Afgelopen week draaide het AI-nieuws vooral om transparantie, eigendomsrechten en technologische machtsverschuivingen. Drie onderwerpen sprongen eruit: de strijd tegen AI-hallucinaties, een grote juridische schikking in het voordeel van auteurs, en de stap van OpenAI richting eigen chipproductie.
OpenAI publiceerde nieuw onderzoek naar de reden dat AI-systemen vaak met zelfvertrouwen onjuiste informatie geven. Uit de studie blijkt dat huidige trainingsmethodes systemen vooral belonen voor gokken, niet voor eerlijk toegeven als ze iets niet weten. Als modellen getraind worden om vaker “ik weet het niet” te zeggen bij twijfel, kunnen ze mogelijk betrouwbaarder worden. Dit kan doorslaggevend zijn wanneer AI wordt ingezet voor cruciale toepassingen.

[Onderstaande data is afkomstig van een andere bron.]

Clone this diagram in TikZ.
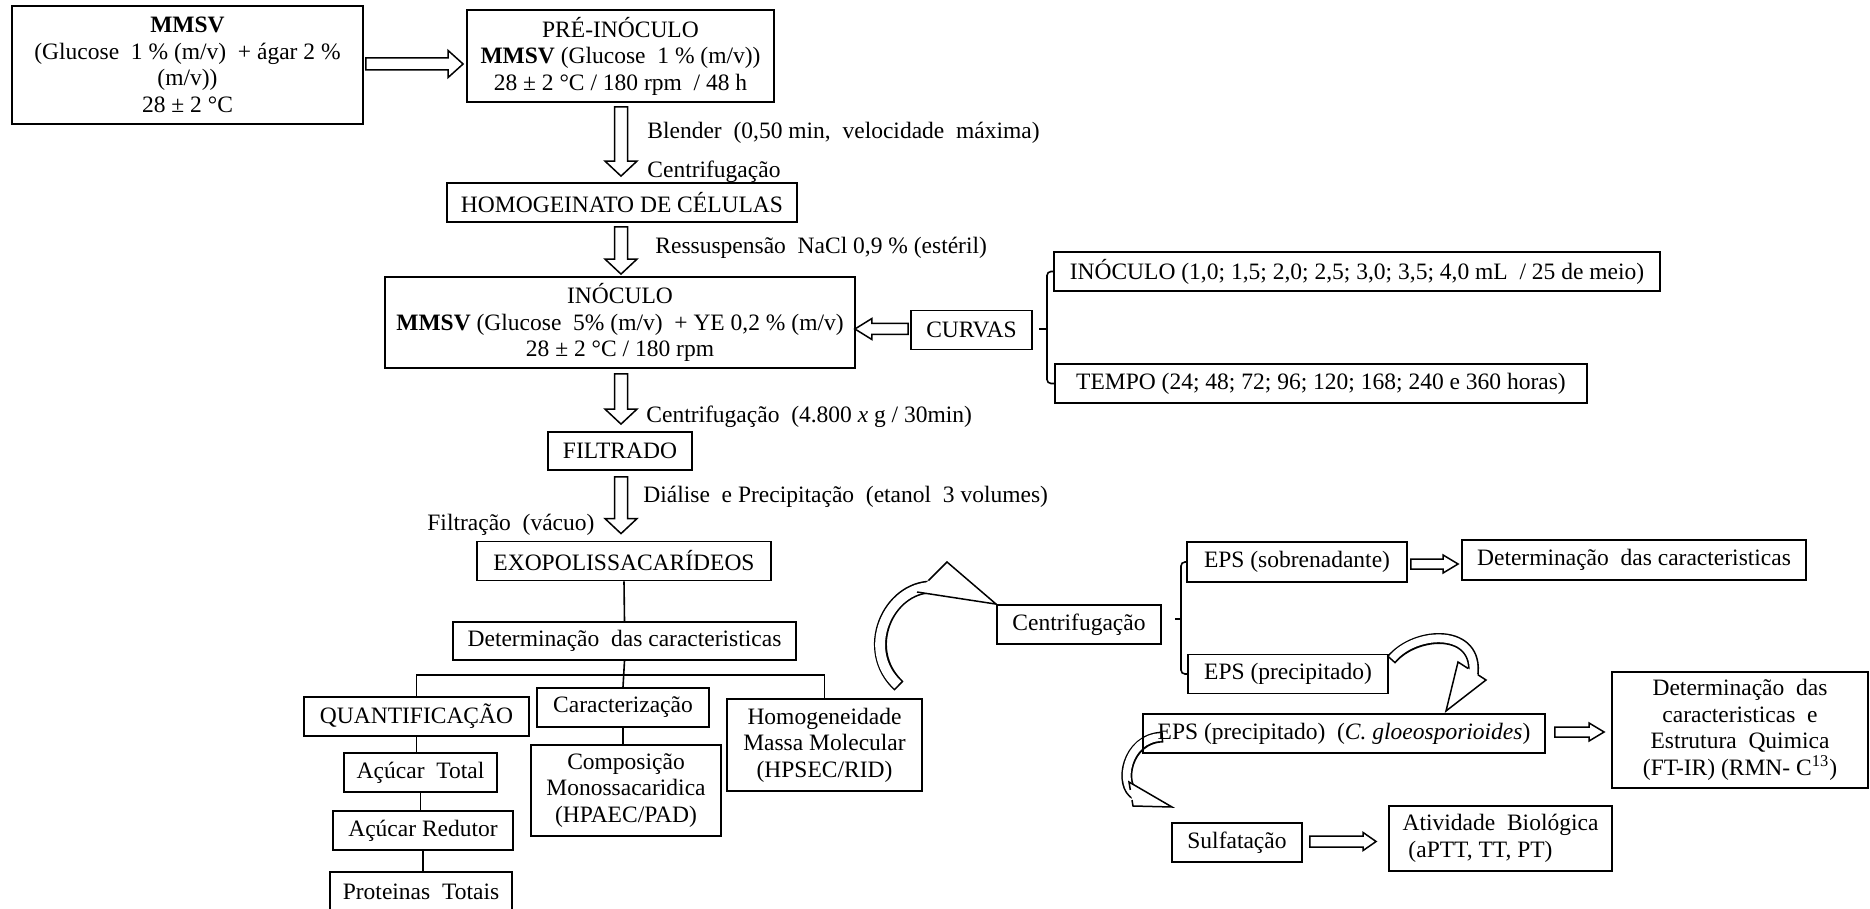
\documentclass[tikz,border=0pt]{standalone}
\usepackage{fontspec}
\setmainfont{Liberation Serif}
\usetikzlibrary{calc,backgrounds}

\newcommand{\downblock}[2]{%
  \draw[blockline] let \p1=(#1),\p2=(#2) in
    (\x1-3.25pt,\y1) -- (\x1+3.25pt,\y1) -- (\x1+3.25pt,\y2+7.5pt) -- (\x1+8pt,\y2+7.5pt)
    -- (\x1,\y2) -- (\x1-8pt,\y2+7.5pt) -- (\x1-3.25pt,\y2+7.5pt) -- cycle;}
\newcommand{\rightblock}[5]{%
  \draw[blockline] let \p1=(#1),\p2=(#2) in
    (\x1,\y1-#3) -- (\x2-#5,\y1-#3) -- (\x2-#5,\y1-#4) -- (\x2,\y1)
    -- (\x2-#5,\y1+#4) -- (\x2-#5,\y1+#3) -- (\x1,\y1+#3) -- cycle;}
\newcommand{\leftblock}[5]{%
  \draw[blockline] let \p1=(#1),\p2=(#2) in
    (\x1,\y1-#3) -- (\x2+#5,\y1-#3) -- (\x2+#5,\y1-#4) -- (\x2,\y1)
    -- (\x2+#5,\y1+#4) -- (\x2+#5,\y1+#3) -- (\x1,\y1+#3) -- cycle;}
% #1 tail, #2 #3 controls, #4 band end, #5 head corner 1, #6 tip, #7 head corner 2,
% #8 part of base drawn from corner 1, #9 part of base drawn from corner 2
\newcommand{\bandarrow}[9]{%
  \draw[bandout] (#1) .. controls (#2) and (#3) .. (#4);
  \draw[bandin] (#1) .. controls (#2) and (#3) .. (#4);
  \fill[white] (#5) -- (#6) -- (#7) -- cycle;
  \draw[blockline] ($(#5)!#8!(#7)$) -- (#5) -- (#6) -- (#7) -- ($(#7)!#9!(#5)$);}

\begin{document}
\begin{tikzpicture}[x=0.5pt, y=-0.5pt,
  every node/.style={font=\fontsize{11.75}{13.25}\selectfont},
  box/.style={draw, line width=0.9pt, inner sep=0pt, align=center},
  wh/.style 2 args={minimum width=#1*0.5pt, minimum height=#2*0.5pt},
  lab/.style={anchor=west, inner sep=0pt},
  conn/.style={line width=0.8pt},
  blockline/.style={line width=0.75pt, line join=miter},
  bandout/.style={line width=5.5pt},
  bandin/.style={white, line width=3.9pt, shorten <=0.8pt}]
\useasboundingbox (0,0) rectangle (1870,909);
\coordinate (spine) at (621,0);

% main column
\node[box, wh={351}{118}] (mmsv) at (187.5,65) {\textbf{MMSV}\\(Glucose\ \ 1 \% (m/v)\ \ + ágar 2 \%\\(m/v))\\28 ± 2 °C};
\node[box, wh={307}{92}] (pre) at (620.5,56) {PRÉ-INÓCULO\\\textbf{MMSV} (Glucose\ \ 1 \% (m/v))\\28 ± 2 °C / 180 rpm\ \ / 48 h};
\node[box, wh={350}{39}] (homog) at (622,202.5) {HOMOGEINATO DE CÉLULAS};
\node[box, wh={470}{91}] (inoc) at (620,322.5) {INÓCULO\\\textbf{MMSV} (Glucose\ \ 5\% (m/v)\ \ + YE 0,2 \% (m/v)\\28 ± 2 °C / 180 rpm};
\node[box, wh={121}{39}] (curvas) at (971.5,330) {CURVAS};
\node[box, wh={606}{39}] (inoc1) at (1357,271.5) {INÓCULO (1,0; 1,5; 2,0; 2,5; 3,0; 3,5; 4,0 mL\ \ / 25 de meio)};
\node[box, wh={532}{39}] (tempo) at (1321,383.5) {TEMPO (24; 48; 72; 96; 120; 168; 240 e 360 horas)};
\node[box, wh={144}{38}] (filtr) at (620,451) {FILTRADO};
\node[box, wh={294}{39}] (exo) at (624,561) {EXOPOLISSACARÍDEOS};

% labels
\node[lab] (blab) at (647,133) {Blender\ \ (0,50 min,\ \ velocidade\ \ máxima)};
\node[lab] (cen1) at (647,172) {Centrifugação};
\node[lab] (res) at (655,248) {Ressuspensão\ \ NaCl 0,9 \% (estéril)};
\node[lab] (cen2) at (646,417) {Centrifugação\ \ (4.800 \textit{x} g / 30min)};
\node[lab] (dial) at (643,497) {Diálise\ \ e Precipitação\ \ (etanol\ \ 3 volumes)};
\node[lab] (filt) at (427,525) {Filtração\ \ (vácuo)};

% tree
\node[box, wh={343}{38}] (detl) at (624.5,641) {Determinação\ \ das caracteristicas};
\node[box, wh={225}{39}] (quant) at (416.5,716.5) {QUANTIFICAÇÃO};
\node[box, wh={172}{39}] (caract) at (623,707.5) {Caracterização};
\node[box, wh={195}{92}] (homogen) at (824.5,745) {Homogeneidade\\Massa Molecular\\(HPSEC/RID)};
\node[box, wh={153}{39}] (at) at (420.5,772.5) {Açúcar\ \ Total};
\node[box, wh={180}{39}] (ar) at (423,830.5) {Açúcar Redutor};
\node[box, wh={182}{40}] (pt) at (421,892) {Proteinas\ \ Totais};
\node[box, wh={190}{91}] (comp) at (626,790.5) {Composição\\Monossacaridica\\(HPAEC/PAD)};

% right part
\node[box, wh={164}{39}] (centrif) at (1079,624.5) {Centrifugação};
\node[box, wh={220}{40}] (esob) at (1297,562) {EPS (sobrenadante)};
\node[box, wh={344}{40}] (detr) at (1634,560) {Determinação\ \ das caracteristicas};
\node[box, wh={200}{39}] (eprec) at (1288,674) {EPS (precipitado)};
\node[box, wh={402}{39}] (gloeo) at (1344,733.5) {EPS (precipitado)\ \ (\textit{C. gloeosporioides})};
\node[box, wh={256}{116}] (dete) at (1740,730) {Determinação\ \ das\\caracteristicas\ \ e\\Estrutura\ \ Quimica\\(FT-IR) (RMN- C\textsuperscript{13})};
\node[box, wh={130}{39}] (sulf) at (1237,842.5) {Sulfatação};
\node[box, wh={223}{65}, align=left] (ativ) at (1500.5,838.5) {Atividade\ \ Biológica\\\ (aPTT, TT, PT)};

% straight block arrows
\rightblock{$(mmsv.east)+(2,-1)$}{$(pre.west |- mmsv.east)+(-3,-1)$}{3pt}{6.75pt}{7.5pt}
\downblock{$(pre.south -| spine)+(0,4)$}{$(homog.north -| spine)+(0,-6)$}
\downblock{$(homog.south -| spine)+(0,4)$}{$(inoc.north -| spine)+(0,-2)$}
\downblock{$(inoc.south -| spine)+(0,5)$}{$(filtr.north -| spine)+(0,-7)$}
\downblock{$(filtr.south -| spine)+(0,6)$}{$(exo.north -| spine)+(0,-7)$}
\leftblock{$(curvas.west)+(-2,-1)$}{$(inoc.east |- curvas.west)+(-1,-1)$}{2.75pt}{5.25pt}{8.5pt}
\rightblock{$(esob.east)+(3,2)$}{$(detr.west |- esob.east)+(-3,2)$}{2.5pt}{4.5pt}{7.5pt}
\rightblock{$(gloeo.east)+(9,-1.5)$}{$(dete.west |- gloeo.east)+(-7,-1.5)$}{2.5pt}{4.5pt}{7.5pt}
\rightblock{$(sulf.east)+(7,-1)$}{$(ativ.west |- sulf.east)+(-12,-1)$}{2.75pt}{4.5pt}{6.5pt}

% tree connectors
\coordinate (hb) at ($(detl.south)+(0,14)$);
\draw[conn] (exo.south) -- (detl.north);
\draw[conn] (detl.south) -- (caract.north);
\draw[conn] (quant.north) |- (hb) -| (homogen.north);
\draw[conn] (quant.south) -- (quant.south |- at.north);
\draw[conn] (at.south) -- (at.south |- ar.north);
\draw[conn] (ar.south) -- (ar.south |- pt.north);
\draw[conn] (caract.south) -- (caract.south |- comp.north);

% brackets
\coordinate (br1) at (1047,329);
\draw[conn, rounded corners=2pt] (inoc1.west) -| (br1) |- (tempo.west);
\draw[conn] (br1) -- ++(-8,0);
\coordinate (br2) at (1181,619);
\draw[conn, rounded corners=2pt] (esob.west) -| (br2) |- (eprec.west);
\draw[conn] (br2) -- ++(-6,0);

% curved block arrows
\coordinate (c1a) at (899,686);
\coordinate (c1b) at (860,650);
\coordinate (c1c) at (888,587);
\coordinate (c1e) at (932,587);
\coordinate (c1h) at (947,562);
\coordinate (c1k) at (917,592);
\coordinate (c2a) at (1391,660);
\coordinate (c2b) at (1416,630);
\coordinate (c2c) at (1480,628);
\coordinate (c2e) at (1473,676);
\coordinate (c2h) at (1486,680);
\coordinate (c2t) at (1446,711);
\coordinate (c2k) at (1458,662);
\coordinate (c3a) at (1163,737);
\coordinate (c3b) at (1126,738);
\coordinate (c3c) at (1118,786);
\coordinate (c3e) at (1136,795);
\coordinate (c3h) at (1129,782);
\coordinate (c3t) at (1172,807);
\coordinate (c3k) at (1133,806);
\begin{pgfonlayer}{background}
\begin{scope}[bandout/.style={line width=6.5pt}, bandin/.style={white, line width=4.9pt, shorten <=0.8pt}]
\bandarrow{c1a}{c1b}{c1c}{c1e}{c1h}{centrif.north west}{c1k}{0.62}{0}
\end{scope}
\bandarrow{c2a}{c2b}{c2c}{c2e}{c2h}{c2t}{c2k}{0.29}{0.36}
\bandarrow{c3a}{c3b}{c3c}{c3e}{c3h}{c3t}{c3k}{0.33}{0.25}
\end{pgfonlayer}
\end{tikzpicture}
\end{document}
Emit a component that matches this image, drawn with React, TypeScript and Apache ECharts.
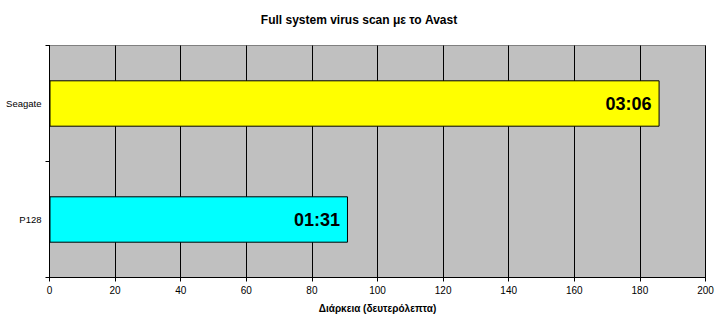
import React, { useEffect, useRef } from "react";
import * as echarts from "echarts";

const categories = ["Seagate", "P128"];
const durations = [186, 91];
const barLabels = ["03:06", "01:31"];
const barColors = ["#FFFF00", "#00FFFF"];
const xTicks = { min: 0, max: 200, interval: 20 };

export default function App() {
  const ref = useRef<HTMLDivElement>(null);
  useEffect(() => {
    if (!ref.current) return;
    const chart = echarts.init(ref.current, null, { renderer: "svg" });
    chart.setOption({
      animation: false,
      backgroundColor: "#FFFFFF",
      title: {
        text: "Full system virus scan με το Avast",
        left: "center",
        top: 9,
        textStyle: {
          fontFamily: "'Liberation Sans', Arial, sans-serif",
          fontSize: 12,
          fontWeight: "bold",
          color: "#000",
        },
      },
      grid: {
        left: 49.5,
        right: 12.5,
        top: 45.5,
        bottom: 44.5,
        show: true,
        backgroundColor: "#C0C0C0",
        borderColor: "#808080",
        borderWidth: 1,
      },
      xAxis: {
        type: "value",
        min: xTicks.min,
        max: xTicks.max,
        interval: xTicks.interval,
        name: "Διάρκεια (δευτερόλεπτα)",
        nameLocation: "middle",
        nameGap: 26,
        nameTextStyle: {
          fontFamily: "'Liberation Sans', Arial, sans-serif",
          fontSize: 10,
          fontWeight: "bold",
          color: "#000",
        },
        axisLine: { show: true, lineStyle: { color: "#000", width: 1 } },
        axisTick: { show: true, length: 4, lineStyle: { color: "#000" } },
        axisLabel: {
          fontFamily: "'Liberation Sans', Arial, sans-serif",
          fontSize: 10,
          color: "#000",
          margin: 8,
        },
        splitLine: { show: true, lineStyle: { color: "#000", width: 1 } },
      },
      yAxis: {
        type: "category",
        data: categories,
        inverse: true,
        axisLine: { show: true, lineStyle: { color: "#000", width: 1 } },
        axisTick: { show: true, length: 4, lineStyle: { color: "#000" } },
        axisLabel: {
          fontFamily: "'Liberation Sans', Arial, sans-serif",
          fontSize: 9.5,
          color: "#000",
          margin: 8,
        },
        splitLine: { show: false },
      },
      series: [
        {
          type: "bar",
          data: durations.map((v, i) => ({
            value: v,
            itemStyle: { color: barColors[i] },
            label: { formatter: barLabels[i] },
          })),
          barWidth: "40%",
          itemStyle: { borderColor: "#000", borderWidth: 1 },
          label: {
            show: true,
            position: "insideRight",
            distance: 8,
            fontFamily: "'Liberation Sans', Arial, sans-serif",
            fontSize: 18,
            fontWeight: "bold",
            color: "#000",
          },
        },
      ],
    });
    return () => chart.dispose();
  }, []);
  return (
    <div
      ref={ref}
      style={{ position: "absolute", left: 0, top: 0, width: 718, height: 322 }}
    />
  );
}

AI-bedrijf Anthropic heeft ingestemd met een schikking van minimaal $1,5 miljard, na beschuldigingen van grootschalige inbreuk op auteursrechten. Het bedrijf gebruikte miljoenen illegaal verkregen boeken om hun taalmodellen te trainen. Deze uitkomst zet een eerste duidelijke standaard: trainen op legaal aangeschafte teksten is toegestaan, maar het gebruik van illegale kopieën niet.
OpenAI werkt samen met Broadcom aan de ontwikkeling van eigen AI-chips, waarmee het vanaf volgend jaar de capaciteit van hun systemen flink wil vergroten. Door zelf chips te ontwerpen, vermindert OpenAI de afhankelijkheid van marktleider Nvidia en kan het beter voldoen aan de groeiende vraag naar rekenkracht. Deze stap laat zien hoe belangrijk het is voor techbedrijven om hun infrastructuur te controleren.
Samen laten deze ontwikkelingen zien hoe snel het speelveld van AI verandert — en dat transparantie, betrouwbaarheid en grip op technologie steeds belangrijker worden.